John McCormack, a graduate student in history working on a PhD thesis at Notre Dame on the wars of religion in France, detailed how this happened at the weekly colloquium of the Newberry Library in Chicago, where McCormack has been doing research. His talk on 13 March 2013 was titled “The Drama of Assassination in Early Modern France.”

(Art from Wikicommons) 

The stage for the events of Henry’s assassination was set by a chain of events going back to the death of Henry II after a jousting accident in 1559. His son Francis II died after only 17 months on the throne, to be replaced by his younger brother, Charles IX, who died in 1574 at the age of 23.

Henry III, the last son of Henry II to reign, ruled from 1574 until his assassination at the age of 37 in 1589.

During most of the reigns of Henry II’s sons the country was misruled by the regency of their Italian mother, Catherine de Medici and her allies in the Guise family. The period included the Reformation conflicts between Catholic League and Protestant Huguenots in the Wars of Religion from 1562 to 1598. Henry III fueled the climate of assassination when he ordered the murder of the Guise brothers, in 1588.

The Wars of Religion turned into a war of succession in 1584 with the death of Henry II’s last son, Francis, made it clear that the Valois dynasty would die out. The throne went to Henry IV, a Protestant and prince of Navarre. Henry’s first marriage in Paris in 1572 had sparked a backlash of Catholics angered by the rise of Protestant power, resulting in the St. Bartholomew’s Massacre in August 1582.

Henry IV brought a relative peace to France with the Edict of Nantes in 1598, in which he granted the Huguenots substantial rights in a nation where they had been officially considered schismatics and heretics.

  Henry had officially converted to Catholicism in 1593 in order to firmly establish his legal right to a throne of a Catholic country, but he espoused toleration, equality and universal civil rights.

Henry was murdered in 1610 by a Catholic radical, Francois Ravaillac, and was succeeded by his eight-year-old son, Louis XIII, under the regency of his mother, Marie de Medici, a cousin of Henry II’s Catherine.

“Henry IV remains important as a peacemaker ending the wars between Catholic and Protestant forces,” McCormack stressed. “Religion is still an issue in a more tolerant and peaceful world, which was considered by the French to have started with Henry.”

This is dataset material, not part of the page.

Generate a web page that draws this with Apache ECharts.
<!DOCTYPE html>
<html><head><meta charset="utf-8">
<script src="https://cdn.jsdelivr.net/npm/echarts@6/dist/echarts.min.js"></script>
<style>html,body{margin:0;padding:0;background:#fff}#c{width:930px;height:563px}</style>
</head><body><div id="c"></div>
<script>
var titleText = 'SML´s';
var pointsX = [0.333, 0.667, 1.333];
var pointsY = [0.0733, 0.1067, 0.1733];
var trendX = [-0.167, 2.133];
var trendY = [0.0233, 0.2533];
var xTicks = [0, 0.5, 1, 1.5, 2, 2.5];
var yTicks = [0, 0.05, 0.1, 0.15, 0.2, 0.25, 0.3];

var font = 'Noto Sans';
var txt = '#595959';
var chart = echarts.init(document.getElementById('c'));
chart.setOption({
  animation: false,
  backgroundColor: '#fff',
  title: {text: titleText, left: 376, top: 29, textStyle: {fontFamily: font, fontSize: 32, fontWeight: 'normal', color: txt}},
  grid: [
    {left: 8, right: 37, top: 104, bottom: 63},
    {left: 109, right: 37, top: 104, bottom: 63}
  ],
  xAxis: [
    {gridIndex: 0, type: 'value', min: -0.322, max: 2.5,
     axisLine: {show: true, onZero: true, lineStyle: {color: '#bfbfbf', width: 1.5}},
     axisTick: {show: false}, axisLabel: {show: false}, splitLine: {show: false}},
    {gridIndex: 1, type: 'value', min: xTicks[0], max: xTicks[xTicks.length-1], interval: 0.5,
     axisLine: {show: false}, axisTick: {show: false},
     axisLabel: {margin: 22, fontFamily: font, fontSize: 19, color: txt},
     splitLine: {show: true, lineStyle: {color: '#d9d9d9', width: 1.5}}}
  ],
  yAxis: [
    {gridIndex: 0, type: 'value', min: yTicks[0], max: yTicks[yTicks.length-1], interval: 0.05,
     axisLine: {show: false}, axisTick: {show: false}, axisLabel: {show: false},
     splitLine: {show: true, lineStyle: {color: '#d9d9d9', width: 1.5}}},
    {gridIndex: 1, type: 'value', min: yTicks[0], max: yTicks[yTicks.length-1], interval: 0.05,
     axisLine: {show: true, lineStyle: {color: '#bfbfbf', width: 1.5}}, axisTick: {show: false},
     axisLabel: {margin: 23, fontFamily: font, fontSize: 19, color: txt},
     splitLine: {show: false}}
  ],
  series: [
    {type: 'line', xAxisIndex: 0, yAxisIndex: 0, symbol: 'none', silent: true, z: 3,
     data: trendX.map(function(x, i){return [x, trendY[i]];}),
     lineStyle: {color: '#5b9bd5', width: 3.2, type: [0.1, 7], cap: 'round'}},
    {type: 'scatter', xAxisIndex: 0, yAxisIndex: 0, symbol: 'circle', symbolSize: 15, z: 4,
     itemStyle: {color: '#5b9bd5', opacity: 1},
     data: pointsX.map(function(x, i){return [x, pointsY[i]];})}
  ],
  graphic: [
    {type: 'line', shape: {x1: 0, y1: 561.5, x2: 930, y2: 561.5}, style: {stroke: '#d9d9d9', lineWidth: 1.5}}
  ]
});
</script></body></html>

The deaths of earlier kings had resulted in only two funeral orations, McCormack found. His research on Henry IV showed 50 funeral orations given for the dead king, and all where published and widely distributed throughout France.

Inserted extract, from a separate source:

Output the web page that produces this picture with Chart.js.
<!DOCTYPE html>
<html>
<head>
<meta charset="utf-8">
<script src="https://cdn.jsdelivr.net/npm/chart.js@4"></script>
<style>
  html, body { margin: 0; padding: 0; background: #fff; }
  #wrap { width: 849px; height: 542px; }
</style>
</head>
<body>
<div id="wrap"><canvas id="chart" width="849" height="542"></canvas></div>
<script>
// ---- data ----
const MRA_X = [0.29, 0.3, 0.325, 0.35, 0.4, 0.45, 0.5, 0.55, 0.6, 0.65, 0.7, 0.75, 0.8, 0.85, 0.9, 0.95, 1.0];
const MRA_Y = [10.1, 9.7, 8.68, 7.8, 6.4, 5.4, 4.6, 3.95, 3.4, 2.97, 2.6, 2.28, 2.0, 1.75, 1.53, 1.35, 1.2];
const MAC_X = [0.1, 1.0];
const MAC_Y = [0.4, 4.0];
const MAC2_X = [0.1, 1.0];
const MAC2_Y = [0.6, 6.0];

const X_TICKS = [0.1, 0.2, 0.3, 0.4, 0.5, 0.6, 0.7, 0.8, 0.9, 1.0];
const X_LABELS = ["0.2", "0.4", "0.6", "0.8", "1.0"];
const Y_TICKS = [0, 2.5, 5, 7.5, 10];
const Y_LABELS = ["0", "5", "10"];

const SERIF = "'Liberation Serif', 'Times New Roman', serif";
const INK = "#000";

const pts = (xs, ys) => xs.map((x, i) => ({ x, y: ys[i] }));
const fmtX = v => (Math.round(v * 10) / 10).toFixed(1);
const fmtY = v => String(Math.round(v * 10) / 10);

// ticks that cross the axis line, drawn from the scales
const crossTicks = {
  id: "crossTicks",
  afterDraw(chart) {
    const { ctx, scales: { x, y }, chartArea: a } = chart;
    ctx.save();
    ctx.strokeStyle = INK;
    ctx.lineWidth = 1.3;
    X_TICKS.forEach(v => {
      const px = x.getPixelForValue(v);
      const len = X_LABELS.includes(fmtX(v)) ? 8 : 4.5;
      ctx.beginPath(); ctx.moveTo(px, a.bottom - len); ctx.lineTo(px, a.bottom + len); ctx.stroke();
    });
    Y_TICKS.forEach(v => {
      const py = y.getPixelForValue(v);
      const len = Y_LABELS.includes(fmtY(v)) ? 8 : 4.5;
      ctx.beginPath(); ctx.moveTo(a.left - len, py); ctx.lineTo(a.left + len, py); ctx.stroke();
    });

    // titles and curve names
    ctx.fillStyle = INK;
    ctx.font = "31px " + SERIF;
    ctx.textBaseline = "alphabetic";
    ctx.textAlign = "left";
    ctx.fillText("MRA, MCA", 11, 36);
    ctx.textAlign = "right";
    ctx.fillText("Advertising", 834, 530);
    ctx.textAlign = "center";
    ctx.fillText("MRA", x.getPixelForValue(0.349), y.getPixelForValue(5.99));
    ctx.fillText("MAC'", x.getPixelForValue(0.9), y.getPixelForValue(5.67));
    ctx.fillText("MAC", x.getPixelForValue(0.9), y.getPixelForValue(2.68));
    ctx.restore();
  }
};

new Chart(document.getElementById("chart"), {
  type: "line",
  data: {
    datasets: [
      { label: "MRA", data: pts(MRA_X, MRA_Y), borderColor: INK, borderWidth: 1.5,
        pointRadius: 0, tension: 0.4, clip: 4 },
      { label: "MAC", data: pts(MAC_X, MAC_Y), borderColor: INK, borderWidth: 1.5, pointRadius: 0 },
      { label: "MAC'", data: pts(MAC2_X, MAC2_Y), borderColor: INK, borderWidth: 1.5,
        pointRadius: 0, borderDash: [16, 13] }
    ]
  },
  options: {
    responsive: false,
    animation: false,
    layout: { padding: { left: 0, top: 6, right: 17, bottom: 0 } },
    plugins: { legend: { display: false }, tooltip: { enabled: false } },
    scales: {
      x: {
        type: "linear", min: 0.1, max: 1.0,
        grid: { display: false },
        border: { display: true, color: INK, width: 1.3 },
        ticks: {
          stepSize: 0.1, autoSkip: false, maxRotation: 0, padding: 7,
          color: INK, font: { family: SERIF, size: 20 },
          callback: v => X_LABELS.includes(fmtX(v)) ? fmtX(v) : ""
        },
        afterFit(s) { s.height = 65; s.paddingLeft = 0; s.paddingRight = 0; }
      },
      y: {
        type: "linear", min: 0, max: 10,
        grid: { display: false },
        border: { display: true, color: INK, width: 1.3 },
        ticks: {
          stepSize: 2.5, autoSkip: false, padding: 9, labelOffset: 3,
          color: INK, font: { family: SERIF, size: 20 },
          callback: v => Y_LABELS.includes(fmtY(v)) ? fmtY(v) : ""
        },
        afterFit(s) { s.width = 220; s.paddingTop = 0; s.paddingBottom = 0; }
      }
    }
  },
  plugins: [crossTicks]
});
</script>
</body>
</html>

“There was a significant common sense of grief,” McCormack said.

This was fueled by Henry’s mother, Marie de Medici, who made her mourning an event shared with the public. She had paintings make by court artist such as Peter Paul Rubens of herself in mourning clothing. Illustrations even emphasized the tears on her cheeks.

There were also plays written about the works of the late king, a feature borrowed from plays written about the Guise brothers after their murder 22 years before.

“The result was the ‘creation of an emotional community,’ to use a Barbara Rosenwein phrase," he stressed.

When Henry III had been stabbed to death in 1589, his assassin, Jacques Clement, was killed immediately by the king’s guards and retainers. His body was later mutilated, quartered and burned, but the impact of seeing the murderer suffer was lost.

In the case of the killer of Henry IV, Francois Ravaillac was 

condemned to a very public series of tortures and mutilations

before being torn to pieces by four horses. “Torture and death of the assassin was also important, McCormack said.